Courses in existing programmes
Brief descriptions and information on courses available in existing programmes can be found in the links below.
Corporate Governance (BA/MA)
This course focuses on familiarising future lawyers and econometrists with the full breadth and scope of corporate governance doctrine.
Regulation, Regulatory Impact and Reform (BA/MA)
This course is a joint elective for students from both the Law and Economic Faculty. Just as the course Corporate Governance [KV] (5 EC), this course is offered under the auspices of the Amsterdam Center for Law & Economics.
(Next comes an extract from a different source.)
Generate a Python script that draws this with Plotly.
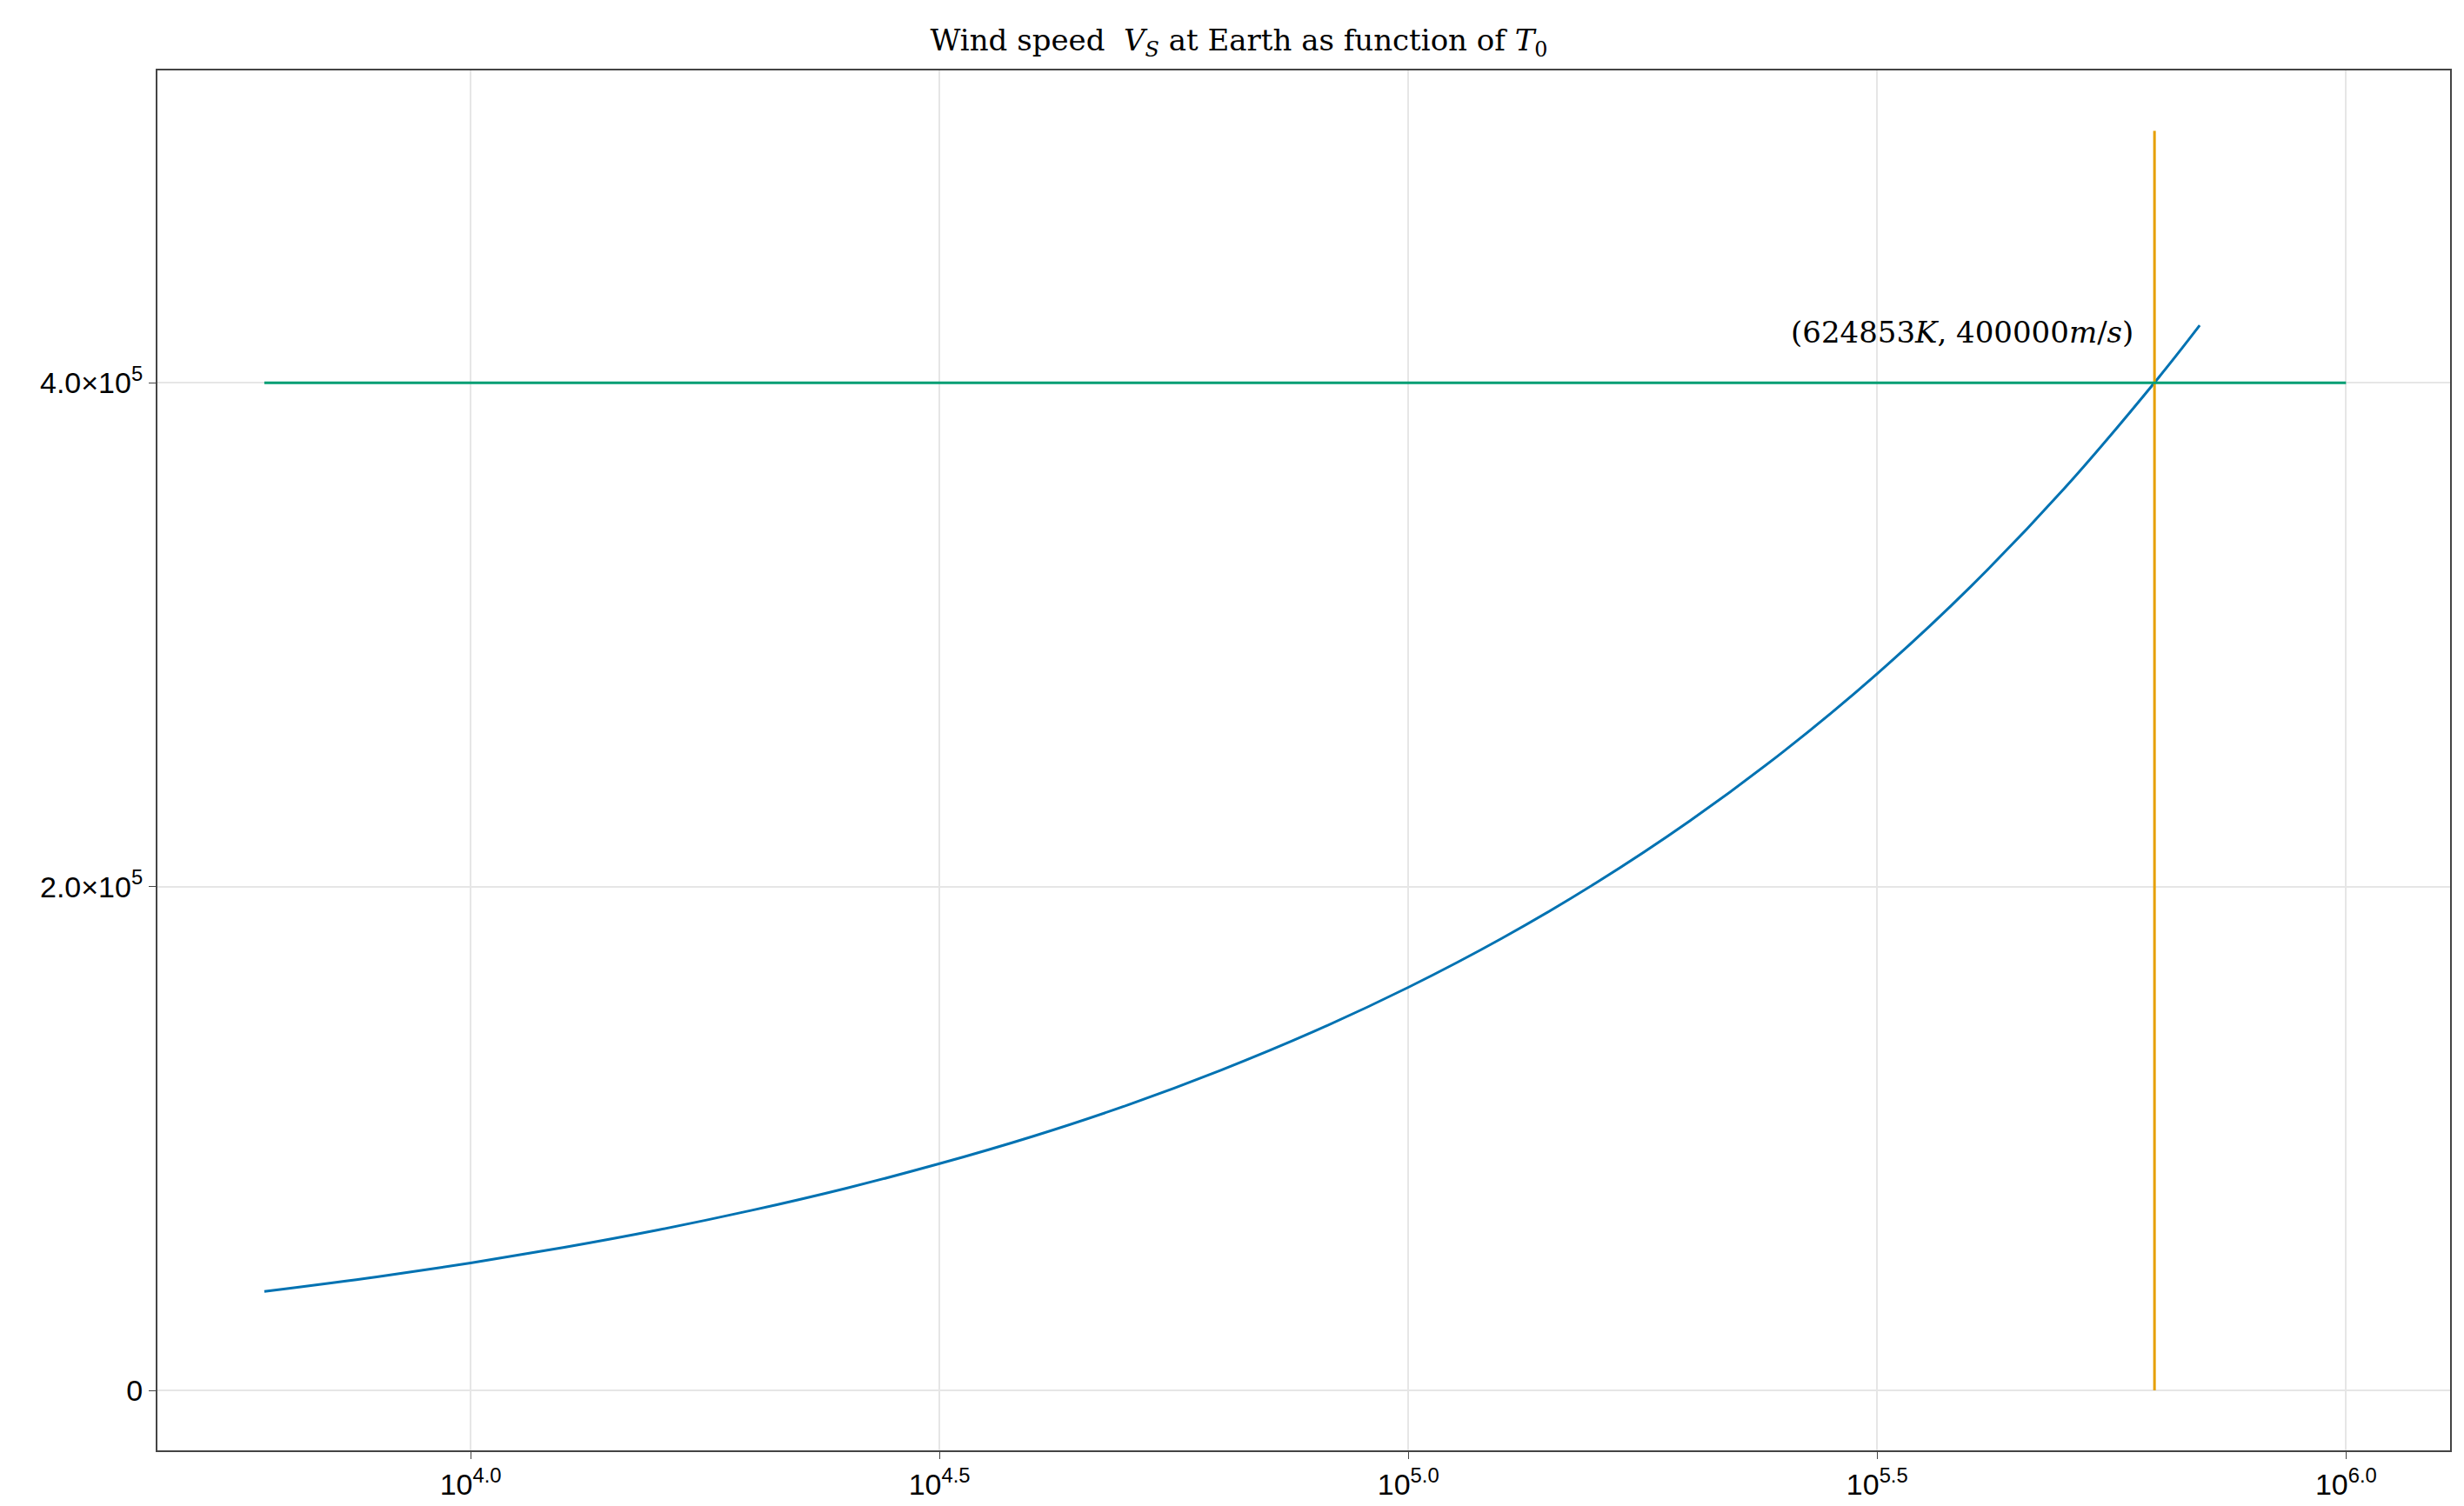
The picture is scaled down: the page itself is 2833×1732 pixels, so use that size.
import plotly.graph_objects as go

# wind speed curve
log_t0 = [3.78, 3.9, 4.0, 4.1, 4.2, 4.3, 4.4, 4.5, 4.6, 4.7, 4.8, 4.9, 5.0,
          5.1, 5.2, 5.3, 5.4, 5.5, 5.6, 5.7, 5.8, 5.844]
v_s = [39300, 45100, 50600, 56800, 63700, 71500, 80200, 90000, 100900, 113200,
       127100, 142600, 160000, 179500, 201400, 226000, 253600, 284500, 319200,
       358200, 402000, 422800]
t0 = [10 ** v for v in log_t0]

target_speed = 400000
hline_x = [10 ** 3.78, 10 ** 6.0]
cross_t = 624853
vline_y = [0, 500000]

x_ticks = [1e4, 10 ** 4.5, 1e5, 10 ** 5.5, 1e6]
x_labels = ["10<sup>4.0</sup>", "10<sup>4.5</sup>", "10<sup>5.0</sup>", "10<sup>5.5</sup>", "10<sup>6.0</sup>"]
y_ticks = [0, 200000, 400000]
y_labels = ["0", "2.0×10<sup>5</sup>", "4.0×10<sup>5</sup>"]

fig = go.Figure()
fig.add_trace(go.Scatter(x=t0, y=v_s, mode="lines", line=dict(color="#0072B2", width=3, shape="spline")))
fig.add_trace(go.Scatter(x=[cross_t, cross_t], y=vline_y, mode="lines", line=dict(color="#E69F00", width=3)))
fig.add_trace(go.Scatter(x=hline_x, y=[target_speed, target_speed], mode="lines", line=dict(color="#009E73", width=3)))

# log axis: annotation x is given in log10 units
fig.add_annotation(x=5.775, y=420000, xref="x", yref="y", showarrow=False,
                   xanchor="right", yanchor="middle",
                   text="(624853<i>K</i>, 400000<i>m</i>/<i>s</i>)",
                   font=dict(family="DejaVu Serif", size=34, color="black"))

axis_style = dict(showline=True, mirror=True, linecolor="#444", linewidth=2,
                  gridcolor="#e6e6e6", gridwidth=2, zeroline=False, ticks="outside",
                  ticklen=8, tickcolor="#444", tickfont=dict(family="Liberation Sans", size=34, color="black"))

fig.update_layout(
    width=2833, height=1732,
    plot_bgcolor="white", paper_bgcolor="white",
    showlegend=False,
    margin=dict(l=173, r=24, t=73, b=72),
    title=dict(text="Wind speed  <i>V<sub>S</sub></i> at Earth as function of <i>T</i><sub>0</sub>",
               x=0.5, xanchor="center", y=0.985, yanchor="top",
               font=dict(family="DejaVu Serif", size=34, color="black")),
    xaxis=dict(type="log", range=[3.666, 6.111], tickvals=x_ticks, ticktext=x_labels, **axis_style),
    yaxis=dict(range=[-23800, 524000], tickvals=y_ticks, ticktext=y_labels, **axis_style),
)

fig.write_html("out.html")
The lecturers involved are either from the Faculty of Law or the Faculty of Economics and Business.
Law and Economics (Honour's workshop)
This course is open to honour's bachelor students of the law school. It introduces students to the economics analysis of law by means of an in-depth analysis of a legal issue from an economics point of view. Topics vary from year to year.
Minor Law and Economics
Economics is of fundamental importance for law students. As future legal academics, judges, lawyers, or public officials, law students will be routinely confronted with fundamental questions about the economic underpinnings of certain legal rules or commercial practices, their impact on society, and their desirability. The purpose of this minor is to offer students a basic understanding of the economic principles and methods that are most relevant for legal scholars. Students are expected to learn how to critically read theoretical and empirical economic analyses of legal problems and to apply such methods in an analytical essay.
Law and Economics (Tinbergen Institute MPhil-course)
Law & Economics studies the economic effects of legal rules and legal institutions and their evolution over time. This course covers fundamental contributions in the economic analysis of law from the classics to very recent findings. The first part (classes 1-3) introduces the students to fundamental legal notions—such as those of entitlement, remedy, property, contract and tort—and covers models of torts and litigation, where parties come before the court in order to assess their rights and claim compensation for wrongdoings. An important feature of litigation is that it develops precedents that than can be used in future cases and hence can shape the law. The second part (classes 4-7) builds on these insights to introduce the students to a political economy approach to the emergence of laws, moral norms, and institutions.